**** EXTRACTED MATERIAL ****

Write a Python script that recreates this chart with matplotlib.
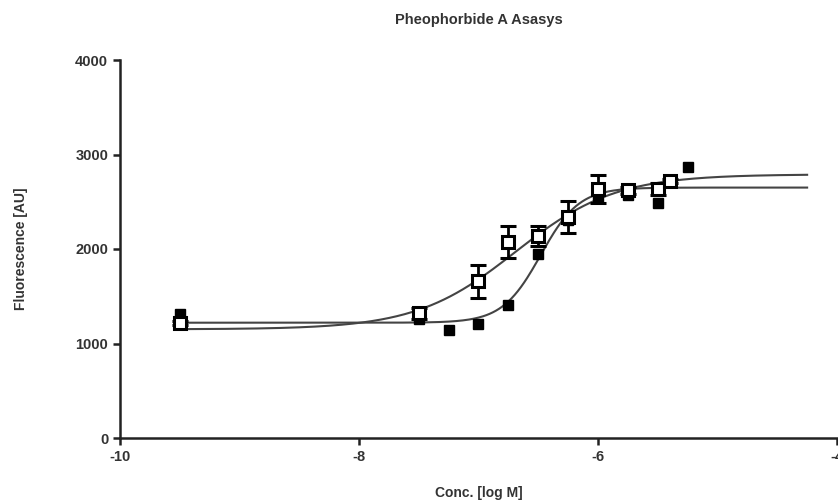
import numpy as np
import matplotlib
matplotlib.use("Agg")
import matplotlib.pyplot as plt

# ---- data ----
open_x = [-9.5, -7.5, -7.0, -6.75, -6.5, -6.25, -6.0, -5.75, -5.5, -5.4]
open_y = [1217, 1320, 1660, 2071, 2141, 2340, 2635, 2620, 2635, 2723]
open_err = [20, 60, 175, 170, 107, 170, 150, 40, 60, 20]

filled_x = [-9.5, -7.5, -7.25, -7.0, -6.75, -6.5, -6.25, -6.0, -5.75, -5.5, -5.25]
filled_y = [1312, 1260, 1143, 1206, 1407, 1943, 2307, 2536, 2575, 2483, 2865]

# fitted sigmoid parameters (bottom, top, logEC50, hill)
open_fit = [1150, 2790, -6.69, 1.04]
filled_fit = [1220, 2650, -6.48, 2.7]
curve_range = [-9.5, -4.25]

xticks = [-10, -8, -6, -4]
yticks = [0, 1000, 2000, 3000, 4000]

title = "Pheophorbide A Asasys"
xlabel = "Conc. [log M]"
ylabel = "Fluorescence [AU]"


def sigmoid(x, p):
    b, t, ec, h = p
    return b + (t - b) / (1 + 10 ** ((ec - x) * h))


plt.rcParams['font.family'] = ['Liberation Sans', 'DejaVu Sans']

fig = plt.figure(figsize=(8.38, 5.03), dpi=100)
ax = fig.add_axes([120 / 838, 1 - 438 / 503, 717 / 838, 378 / 503])

xs = np.linspace(curve_range[0], curve_range[1], 400)
ax.plot(xs, sigmoid(xs, open_fit), color='#444444', lw=1.5, zorder=2)
ax.plot(xs, sigmoid(xs, filled_fit), color='#444444', lw=1.5, zorder=2)

ax.plot(filled_x, filled_y, 's', color='black', ms=7, zorder=3, linestyle='none')
ax.errorbar(open_x, open_y, yerr=open_err, fmt='s', ms=8, mfc='white', mec='black',
            mew=2.2, ecolor='black', elinewidth=2, capsize=6, capthick=2, zorder=4)

ax.set_xlim(-10, -4)
ax.set_ylim(0, 4000)
ax.set_xticks(xticks)
ax.set_yticks(yticks)
ax.set_xticklabels([str(t) for t in xticks])
ax.set_yticklabels([str(t) for t in yticks])

for s in ['top', 'right']:
    ax.spines[s].set_visible(False)
for s in ['left', 'bottom']:
    ax.spines[s].set_linewidth(1.8)
    ax.spines[s].set_color('#222222')
ax.tick_params(direction='out', length=5, width=1.8, colors='#222222', labelsize=10.5)
for lab in ax.get_xticklabels() + ax.get_yticklabels():
    lab.set_fontweight('bold')
    lab.set_color('#333333')

ax.set_title(title, fontsize=10.5, fontweight='bold', color='#333333', pad=26)
ax.set_xlabel(xlabel, fontsize=10, fontweight='bold', color='#333333', labelpad=16)
ax.set_ylabel(ylabel, fontsize=10, fontweight='bold', color='#333333', labelpad=34)

fig.savefig('out.png', dpi=100)
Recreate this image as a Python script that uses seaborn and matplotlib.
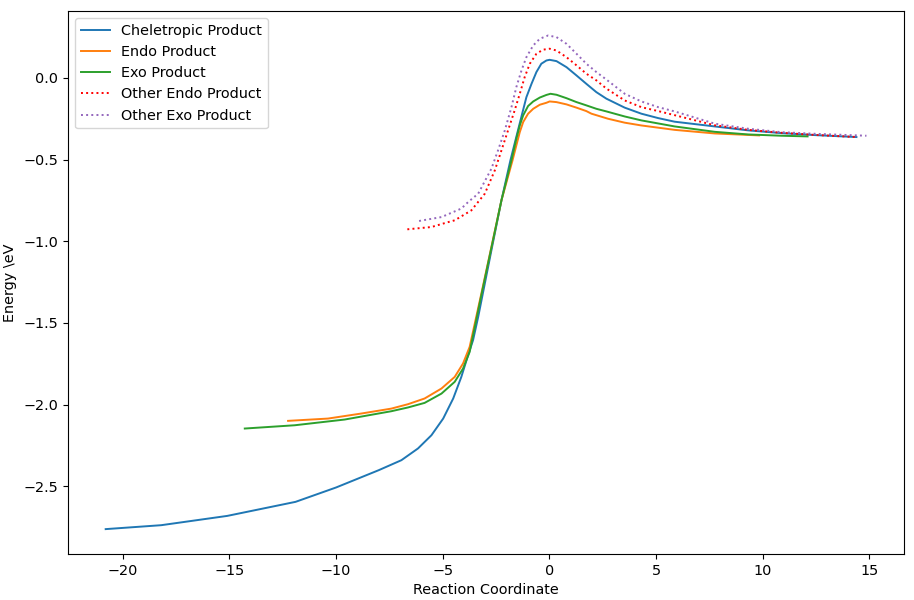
import matplotlib
matplotlib.use("Agg")
import matplotlib.pyplot as plt
import seaborn as sns

# reaction path energies
cheletropic_x = [-20.8, -18.2, -15.1, -11.9, -10.0, -8.0, -6.94, -6.16, -5.53, -4.98, -4.51,
                 -4.13, -3.84, -3.58, -3.34, -2.72, -2.25, -1.83, -1.27, -1.08, -0.84,
                 -0.61, -0.38, -0.14, 0.01, 0.33, 0.80, 1.27, 1.73, 2.20, 2.67, 3.53,
                 4.31, 5.10, 5.87, 7.75, 9.31, 10.88, 12.44, 14.39]
cheletropic_y = [-2.763, -2.739, -2.682, -2.596, -2.508, -2.402, -2.341, -2.269, -2.188,
                 -2.086, -1.963, -1.831, -1.709, -1.606, -1.464, -1.056, -0.75, -0.505,
                 -0.215, -0.118, -0.036, 0.036, 0.087, 0.107, 0.111, 0.103, 0.066, 0.015,
                 -0.036, -0.087, -0.127, -0.182, -0.219, -0.246, -0.268, -0.297, -0.321,
                 -0.338, -0.350, -0.362]

endo_x = [-12.25, -10.38, -8.81, -7.41, -6.63, -5.85, -5.06, -4.44, -4.05, -3.74, -3.19,
          -2.72, -2.25, -1.73, -1.55, -1.39, -1.23, -1.0, -0.76, -0.45, -0.14, 0.01,
          0.33, 0.80, 1.27, 1.73, 1.97, 2.75, 3.53, 4.31, 5.87, 7.75, 9.83]
endo_y = [-2.100, -2.086, -2.055, -2.025, -1.998, -1.963, -1.902, -1.831, -1.749, -1.647,
          -1.32, -1.035, -0.75, -0.505, -0.413, -0.332, -0.270, -0.219, -0.189, -0.164,
          -0.152, -0.144, -0.148, -0.162, -0.182, -0.203, -0.219, -0.25, -0.274, -0.291,
          -0.318, -0.340, -0.352]

exo_x = [-14.28, -11.94, -9.6, -7.41, -6.63, -5.85, -5.06, -4.44, -4.05, -3.74, -3.19,
         -2.72, -2.25, -1.78, -1.55, -1.39, -1.23, -1.0, -0.76, -0.45, -0.14, 0.05, 0.33,
         0.80, 1.27, 1.73, 2.20, 2.67, 3.53, 4.31, 5.87, 7.75, 9.31, 10.88, 12.1]
exo_y = [-2.147, -2.127, -2.092, -2.041, -2.018, -1.990, -1.933, -1.861, -1.780, -1.678,
         -1.33, -1.04, -0.75, -0.505, -0.372, -0.291, -0.229, -0.172, -0.144, -0.120,
         -0.104, -0.097, -0.103, -0.124, -0.148, -0.168, -0.189, -0.205, -0.236, -0.26,
         -0.297, -0.330, -0.346, -0.354, -0.358]

other_endo_x = [-6.66, -5.53, -4.75, -4.44, -3.66, -3.03, -2.56, -2.25, -1.94, -1.63,
                -1.39, -1.16, -0.92, -0.61, -0.30, 0.01, 0.33, 0.80, 1.27, 1.73, 2.20,
                2.67, 3.53, 4.31, 5.10, 5.87, 7.75, 9.31, 10.88, 12.44, 14.39]
other_endo_y = [-0.927, -0.913, -0.883, -0.872, -0.811, -0.709, -0.566, -0.444, -0.321,
                -0.199, -0.097, 0.005, 0.087, 0.148, 0.173, 0.179, 0.168, 0.127, 0.077,
                0.026, -0.015, -0.065, -0.138, -0.179, -0.203, -0.228, -0.290, -0.318,
                -0.336, -0.349, -0.362]

other_exo_x = [-6.11, -5.06, -4.13, -3.81, -3.34, -2.72, -2.41, -2.09, -1.78, -1.55,
               -1.31, -1.08, -0.76, -0.45, -0.06, 0.33, 0.80, 1.27, 1.73, 2.20, 2.67,
               3.53, 4.31, 5.10, 5.87, 7.75, 9.31, 10.88, 12.44, 14.86]
other_exo_y = [-0.876, -0.852, -0.80, -0.76, -0.709, -0.556, -0.444, -0.321, -0.179,
               -0.056, 0.046, 0.127, 0.199, 0.240, 0.260, 0.250, 0.209, 0.148, 0.087,
               0.036, -0.010, -0.097, -0.144, -0.179, -0.205, -0.28, -0.311, -0.332,
               -0.342, -0.354]

plt.rcParams["font.size"] = 10.4
plt.rcParams["lines.linewidth"] = 1.4

fig = plt.figure(figsize=(9.14, 6.0), dpi=100)
ax = fig.add_axes([0.074, 0.077, 0.9156, 0.905])

sns.lineplot(x=cheletropic_x, y=cheletropic_y, ax=ax, color="C0", label="Cheletropic Product")
sns.lineplot(x=endo_x, y=endo_y, ax=ax, color="C1", label="Endo Product")
sns.lineplot(x=exo_x, y=exo_y, ax=ax, color="C2", label="Exo Product")
sns.lineplot(x=other_endo_x, y=other_endo_y, ax=ax, color="red", linestyle=":",
             label="Other Endo Product")
sns.lineplot(x=other_exo_x, y=other_exo_y, ax=ax, color="C4", linestyle=":",
             label="Other Exo Product")

ax.set_xlabel("Reaction Coordinate")
ax.set_ylabel(r"Energy \eV")
ax.legend(loc="upper left")

fig.savefig("out.png", dpi=100)
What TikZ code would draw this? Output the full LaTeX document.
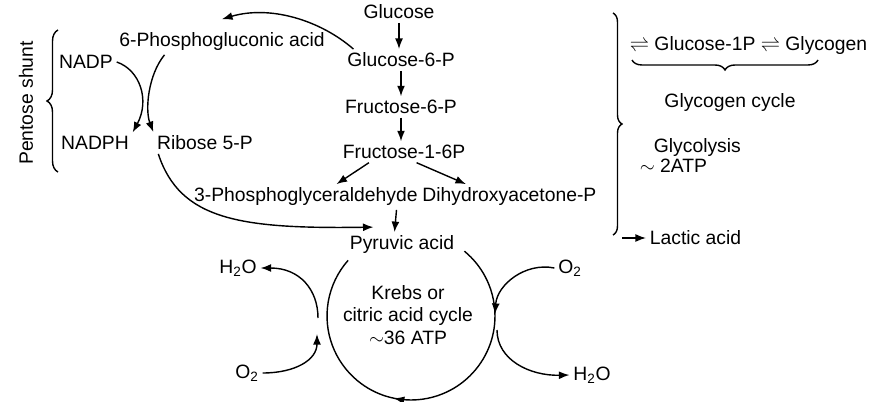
\documentclass[tikz,border=0pt]{standalone}
\usepackage{fontspec}
\setmainfont{Liberation Sans}
\usetikzlibrary{arrows.meta,decorations.pathreplacing,decorations.markings}

\begin{document}
\begin{tikzpicture}[
  x=0.02cm, y=0.02cm,
  txt/.style={inner sep=2pt},
  arrow/.style={-{Latex[length=6pt,width=4.5pt]}, line width=0.8pt},
  curly/.style={decorate, decoration={brace, amplitude=#1}, line width=0.8pt},
  cyclearrow/.style={line width=0.8pt, decoration={markings, mark=at position 0.56 with {\arrow{Latex[length=6pt,width=4.5pt]}}}, postaction={decorate}},
  font=\fontsize{11}{13}\selectfont
]
\useasboundingbox (0,0) rectangle (879,-402);

% glycolysis
\node[txt] (glc) at (399,-12) {Glucose};
\node[txt] (g6p) at (401,-60) {Glucose-6-P};
\node[txt] (f6p) at (401,-107) {Fructose-6-P};
\node[txt] (f16p) at (404,-152) {Fructose-1-6P};
\node[txt, anchor=east] (pga) at (421.5,-197) {3-Phosphoglyceraldehyde};
\node[txt, anchor=west] (dha) at (418.5,-197) {Dihydroxyacetone-P};
\node[txt] (pyr) at (402,-245) {Pyruvic acid};

% pentose shunt
\node[txt] (pga6) at (222,-42) {6-Phosphogluconic acid};
\node[txt] (nadp) at (86,-62) {NADP};
\node[txt] (nadph) at (95,-143) {NADPH};
\node[txt] (rib) at (205,-143) {Ribose 5-P};
\node[txt, rotate=90] (shunt) at (26,-103) {Pentose shunt};
\draw[curly=0.22cm] (58,-172) -- (58,-30);

% glycogen cycle
\node[txt, anchor=west] (g1p) at (626,-46) {$\rightleftharpoons$ Glucose-1P $\rightleftharpoons$ Glycogen};
\draw[curly=0.2cm] (818,-60) -- (632,-60);
\node[txt] (gcyc) at (730,-103) {Glycogen cycle};
\node[txt, anchor=west] (glys) at (650,-148) {Glycolysis};
\node[txt, anchor=west] (atp) at (636,-166) {$\sim$ 2ATP};
\node[txt, anchor=west] (lac) at (646,-238) {Lactic acid};
\draw[curly=0.18cm] (613,-13) -- (613,-235);
\coordinate (bend) at (622,-238);
\draw[arrow] (bend) -- (lac.west);

% krebs cycle
\coordinate (cyc) at (411,-316);
\node[txt, align=center] (krebs) at (408,-315) {Krebs or\\citric acid cycle\\$\sim$36 ATP};
\draw[cyclearrow] ([shift={(50.5:1.68cm)}]cyc) arc[start angle=50.5, end angle=-221.5, radius=1.68cm];
\node[txt] (h2oa) at (238,-268) {H\textsubscript{2}O};
\node[txt] (o2a) at (247,-373) {O\textsubscript{2}};
\node[txt] (o2b) at (570,-268) {O\textsubscript{2}};
\node[txt] (h2ob) at (592,-375) {H\textsubscript{2}O};
\coordinate (inA) at (317,-334);
\coordinate (outA) at (318,-318);
\coordinate (inB) at (495,-314);
\coordinate (outB) at (497,-330);

\draw[arrow] (glc.south) -- (glc.south |- g6p.north);
\draw[arrow] (g6p.south) -- (g6p.south |- f6p.north);
\draw[arrow] (f6p.south) -- (f6p.south |- f16p.north);
\draw[arrow] ([xshift=0.6cm]f16p.south west) -- ([xshift=-1.7cm]pga.north east);
\draw[arrow] ([xshift=-1.05cm]f16p.south east) -- ([xshift=0.95cm]dha.north west);
\draw[arrow] ([xshift=-0.5cm]pga.south east) -- ([xshift=-0.15cm]pyr.north);
\draw[arrow] ([xshift=0.2cm]g6p.north west) .. controls (320,-20) and (270,-5) .. ([yshift=0.2cm]pga6.north);
\draw[arrow] (nadp.east) .. controls (140,-70) and (150,-100) .. (nadph.north east);
\draw[arrow] ([xshift=0.98cm]pga6.south west) .. controls (148,-75) and (145,-110) .. (rib.north west);
\draw[arrow] ([xshift=0.1cm]rib.south west) .. controls (180,-220) and (240,-229) .. ([xshift=0.55cm,yshift=0.1cm]pyr.north west);
\draw[arrow] (o2a.east) .. controls (295,-373) and (317,-360) .. (inA);
\draw[arrow] (outA) .. controls (318,-290) and (300,-268) .. (h2oa.east);
\draw[arrow] (o2b.west) .. controls (525,-262) and (497,-285) .. (inB);
\draw[arrow] (outB) .. controls (497,-360) and (530,-376) .. (h2ob.west);
\end{tikzpicture}
\end{document}
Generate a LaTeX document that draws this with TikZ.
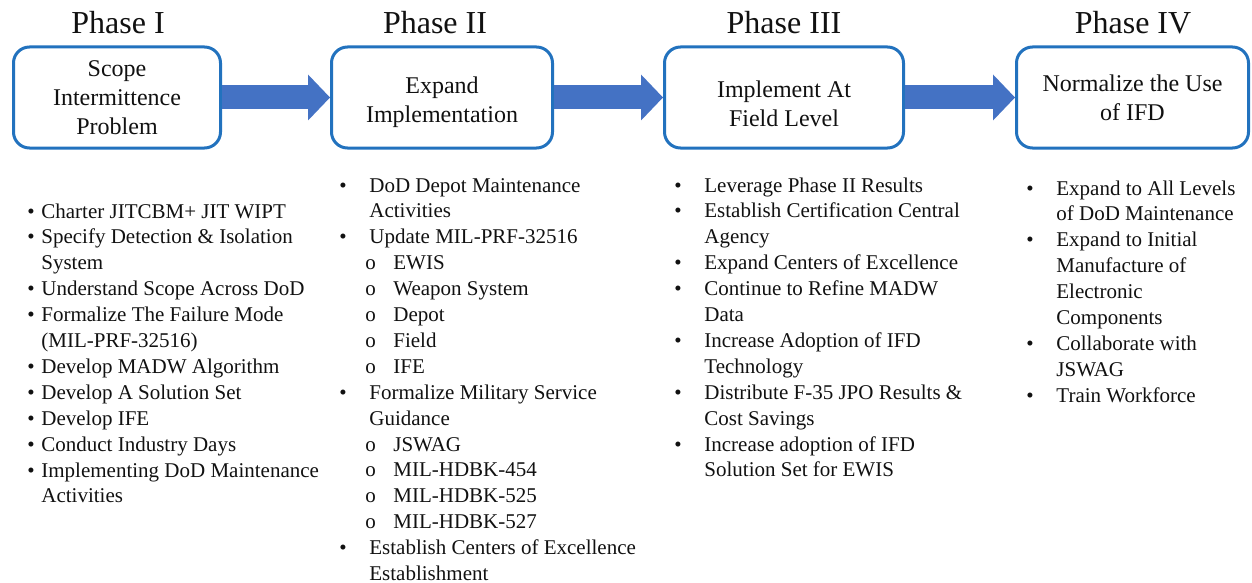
\documentclass[tikz,border=0pt]{standalone}
\usepackage{fontspec}
\setmainfont{Liberation Serif}
\usetikzlibrary{arrows.meta}
\definecolor{Ink}{HTML}{111111}
\definecolor{BoxBlue}{HTML}{2272BE}
\definecolor{ArrowBlue}{HTML}{4472C4}
\newlength\bulgap
\setlength\bulgap{15pt}
\newcommand{\itm}{\makebox[\bulgap][l]{\textbullet}}
\newcommand{\cnt}{\hspace*{\bulgap}}
\newcommand{\subitm}{\hspace*{13pt}\makebox[14pt][l]{o}}
\newcommand{\toppad}[1]{\rule{0pt}{#1}}
\tikzset{
  phasebox/.style={draw=BoxBlue,line width=1.5pt,rounded corners=8pt,fill=white,text=Ink,align=center,minimum height=50.5pt,inner sep=2pt,font=\fontsize{12}{14.5}\selectfont},
  phasetitle/.style={text=Ink,inner sep=0pt,font=\fontsize{16}{18}\selectfont},
  steplist/.style={text=Ink,anchor=base west,inner sep=0pt,font=\fontsize{10.5}{12.95}\selectfont},
  flowarrow/.style={draw=ArrowBlue,line width=12pt,-{Triangle[length=11pt,width=23pt,line width=0pt]}}
}

\begin{document}
\begin{tikzpicture}[x=0.5pt,y=-0.5pt]
\useasboundingbox (0,0) rectangle (1252,583);
% phase titles
\node[phasetitle] (t1) at (118,23) {Phase I};
\node[phasetitle] (t2) at (435,23) {Phase II};
\node[phasetitle] (t3) at (784,23) {Phase III};
\node[phasetitle] (t4) at (1133,23) {Phase IV};
% phase boxes
\node[phasebox,minimum width=103.5pt] (p1) at (117,97.5) {Scope\\Intermittence\\Problem};
\node[phasebox,minimum width=110.5pt] (p2) at (442,97.5) {\toppad{12.8pt}Expand\\Implementation};
\node[phasebox,minimum width=119.5pt] (p3) at (784,97.5) {\toppad{14.3pt}Implement At\\Field Level};
\node[phasebox,minimum width=116pt] (p4) at (1132.5,97.5) {Normalize the Use\\of IFD};
\foreach \a/\b in {p1/p2,p2/p3,p3/p4}
  \draw[flowarrow] (\a.east) -- (\b.west);
% task lists
\node[steplist] (l1) at (27,218) {\setlength\bulgap{7pt}\begin{tabular}[t]{@{}l@{}}
  \itm Charter JITCBM+ JIT WIPT\\
  \itm Specify Detection \& Isolation\\
  \cnt System\\
  \itm Understand Scope Across DoD\\
  \itm Formalize The Failure Mode\\
  \cnt (MIL-PRF-32516)\\
  \itm Develop MADW Algorithm\\
  \itm Develop A Solution Set\\
  \itm Develop IFE\\
  \itm Conduct Industry Days\\
  \itm Implementing DoD Maintenance\\
  \cnt Activities
\end{tabular}};
\node[steplist] (l2) at (339,192) {\begin{tabular}[t]{@{}l@{}}
  \itm DoD Depot Maintenance\\
  \cnt Activities\\
  \itm Update MIL-PRF-32516\\
  \subitm EWIS\\
  \subitm Weapon System\\
  \subitm Depot\\
  \subitm Field\\
  \subitm IFE\\
  \itm Formalize Military Service\\
  \cnt Guidance\\
  \subitm JSWAG\\
  \subitm MIL-HDBK-454\\
  \subitm MIL-HDBK-525\\
  \subitm MIL-HDBK-527\\
  \itm Establish Centers of Excellence\\
  \cnt Establishment
\end{tabular}};
\node[steplist] (l3) at (674,192) {\begin{tabular}[t]{@{}l@{}}
  \itm Leverage Phase II Results\\
  \itm Establish Certification Central\\
  \cnt Agency\\
  \itm Expand Centers of Excellence\\
  \itm Continue to Refine MADW\\
  \cnt Data\\
  \itm Increase Adoption of IFD\\
  \cnt Technology\\
  \itm Distribute F-35 JPO Results \&\\
  \cnt Cost Savings\\
  \itm Increase adoption of IFD\\
  \cnt Solution Set for EWIS
\end{tabular}};
\node[steplist] (l4) at (1026,195) {\begin{tabular}[t]{@{}l@{}}
  \itm Expand to All Levels\\
  \cnt of DoD Maintenance\\
  \itm Expand to Initial\\
  \cnt Manufacture of\\
  \cnt Electronic\\
  \cnt Components\\
  \itm Collaborate with\\
  \cnt JSWAG\\
  \itm Train Workforce
\end{tabular}};
\end{tikzpicture}
\end{document}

****

INSTRUCTIONS TO FOLLOW:
Without the pictures, repeat the entries above line by line, from the first through the one that contains "ax.set_yticklabels([str(t) for t in yticks])", both ends included.

FINAL RESULT:
Write a Python script that recreates this chart with matplotlib.
import numpy as np
import matplotlib
matplotlib.use("Agg")
import matplotlib.pyplot as plt

# ---- data ----
open_x = [-9.5, -7.5, -7.0, -6.75, -6.5, -6.25, -6.0, -5.75, -5.5, -5.4]
open_y = [1217, 1320, 1660, 2071, 2141, 2340, 2635, 2620, 2635, 2723]
open_err = [20, 60, 175, 170, 107, 170, 150, 40, 60, 20]

filled_x = [-9.5, -7.5, -7.25, -7.0, -6.75, -6.5, -6.25, -6.0, -5.75, -5.5, -5.25]
filled_y = [1312, 1260, 1143, 1206, 1407, 1943, 2307, 2536, 2575, 2483, 2865]

# fitted sigmoid parameters (bottom, top, logEC50, hill)
open_fit = [1150, 2790, -6.69, 1.04]
filled_fit = [1220, 2650, -6.48, 2.7]
curve_range = [-9.5, -4.25]

xticks = [-10, -8, -6, -4]
yticks = [0, 1000, 2000, 3000, 4000]

title = "Pheophorbide A Asasys"
xlabel = "Conc. [log M]"
ylabel = "Fluorescence [AU]"


def sigmoid(x, p):
    b, t, ec, h = p
    return b + (t - b) / (1 + 10 ** ((ec - x) * h))


plt.rcParams['font.family'] = ['Liberation Sans', 'DejaVu Sans']

fig = plt.figure(figsize=(8.38, 5.03), dpi=100)
ax = fig.add_axes([120 / 838, 1 - 438 / 503, 717 / 838, 378 / 503])

xs = np.linspace(curve_range[0], curve_range[1], 400)
ax.plot(xs, sigmoid(xs, open_fit), color='#444444', lw=1.5, zorder=2)
ax.plot(xs, sigmoid(xs, filled_fit), color='#444444', lw=1.5, zorder=2)

ax.plot(filled_x, filled_y, 's', color='black', ms=7, zorder=3, linestyle='none')
ax.errorbar(open_x, open_y, yerr=open_err, fmt='s', ms=8, mfc='white', mec='black',
            mew=2.2, ecolor='black', elinewidth=2, capsize=6, capthick=2, zorder=4)

ax.set_xlim(-10, -4)
ax.set_ylim(0, 4000)
ax.set_xticks(xticks)
ax.set_yticks(yticks)
ax.set_xticklabels([str(t) for t in xticks])
ax.set_yticklabels([str(t) for t in yticks])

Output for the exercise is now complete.